L’avant projet portant code du travail rendu public par le ministère du travail et de la sécurité sociale (octobre 2015) avait suscité plusieurs réactions critiques de la part des syndicats. Cela va des restrictions opérées au détriment du collectif des travailleurs dans les organes de participation, la réintroduction de l’article 87 bis sous un autre artifice (article 130 qui stipule que le salaire national minimum garanti comprend le salaire de base, ainsi que les primes liées à la productivité, au rendement et aux résultats du travail), la limitation du droit de grève par des procédures bureaucratiques comme la remise des listes des grévistes et la fixation à l’avance de la durée de la grève, l’élargissement de la notion de service minimum, les réquisitions et les sanctions prévues, sans parler du CDD (contrat à durée déterminé) qui tend à devenir la norme car l’employeur décide seul sans se référer à l’inspection du travail.
Enjeux
Dans les faits ce code ne vient pas pour combler un simple vide juridique même si jusque-là, le SGT (Statut Général du Travailleur) promulgué en 1978, tombé en désuétude et que plusieurs lois sociales aient été promulguées dans les années 90 (90-91et 92) pour régir les relations de travail et l’exercice du droit syndical, sous le gouvernement Hamrouche.
Aux yeux de ces initiateurs, il faudra adapter la législation à ce qui se fait dans des pays similaires. En Afrique, la révision de ces codes s’est faite sous le parrainage du Bureau international du travail BIT, la Banque Mondiale et même la coopération française pour l’Afrique francophone. Il s’agit d’assouplir les contraintes pour les entreprises en particuliers étrangères et se mettre aussi au diapason de l’adhésion à l’organisation mondiale du commerce (OMC).
Il n’échappe à personne que chez nous le monde du travail est sous représenté à cause d’une part de cette domestication de l’UGTA et, d’autre part, de la répression contre les syndicats autonomes et la société en générale. C’est-à-dire que ce projet tente de codifier un rapport de force obtenu par la répression (en sus de l’achat temporaire de la paix sociale) et qui est dans la phase actuelle largement défavorable au monde du travail.
Circonstance aggravante, les modifications introduites sont le prolongement des lois sociales édictées dans une situation « d’exception » par le gouvernement Hamrouche et plus tard par le CNT (Conseil national de transition) pour faire face à la montée du SIT (Syndicat islamique du travail sous l’égide de l’ex FIS) dans une période marquée à la fois par le terrorisme et l’ajustement structurel conduit par le FMI (Fonds monétaire international).
Compétitivité et lois sociales
Les syndicats ont raison de faire remarquer que la fluidification du marché du travail ne peut se faire par la remise en cause du droit syndical, de la protection sociale et du droit à un salaire décent.

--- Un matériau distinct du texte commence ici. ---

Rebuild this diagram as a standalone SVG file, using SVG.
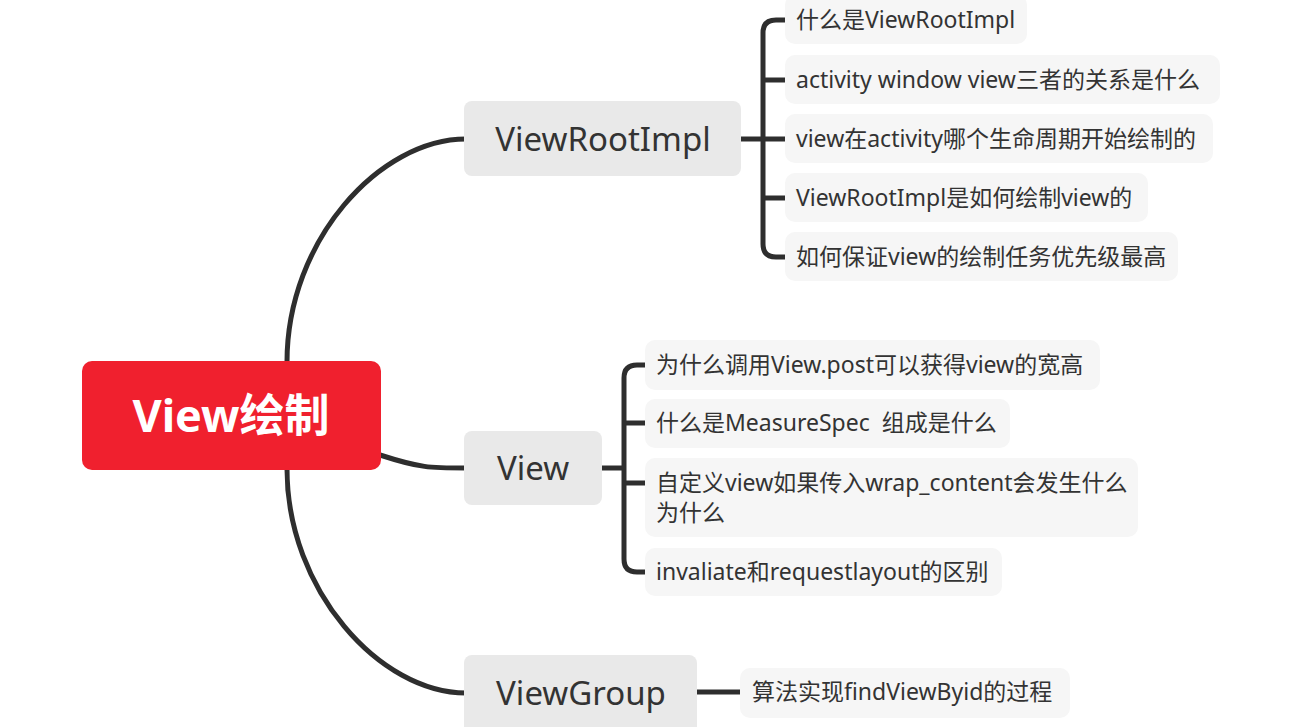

Il est démontré que l’impact sur l’efficience économique peut être positif grâce à des lois sociales équilibrées. Mais elles ne jouent qu’un rôle secondaire pour ne pas dire à la marge dans l’amélioration de la croissance économique ou la gestion des entreprises.
En effet, aujourd’hui la bataille pour attirer les investissements et l’implantation de grands groupes internationaux n’est pas dans l’abaissement du coût du travail (relocalisation) et d’une plus grande flexibilité mais dans un système d’éducation et de formation qui répondent aux besoins des industries de plus en plus en plus exigeantes. L’exemple de l’Inde dans le numérique est plus qu’édifiant.
Sur un autre plan, dans ce domaine de la compétitivité, notre pays à de meilleurs atouts à faire valoir. Le problème est de définir un cap et le maintenir, d’assouplir les procédures d’acquisition du foncier, de l’amélioration du climat des affaires (157ème sur 176 pays !) et de convaincre de la stabilité de la gouvernance ; toutes choses qui font largement défaut. Car pour le reste, le coût de l’énergie, la proximité du marché européen, l’ouverture sur l’Afrique et le moyen orient, le coût de la main d’œuvre lui-même sont des atouts réels à faire valoir.
Si le gouvernement ne revoit pas sa copie, à force de vouloir ligoter le monde du travail par l’intégration et la répression et, maintenant par des lois sociales rétrogrades on risque d’arriver à l’inopérance de ces lois devant les réalités sociales. C’est-à-dire des blocages et le recours à des actions autrement plus préjudiciables pour ne pas dire violentes pour renverser ce rapport de force artificiel.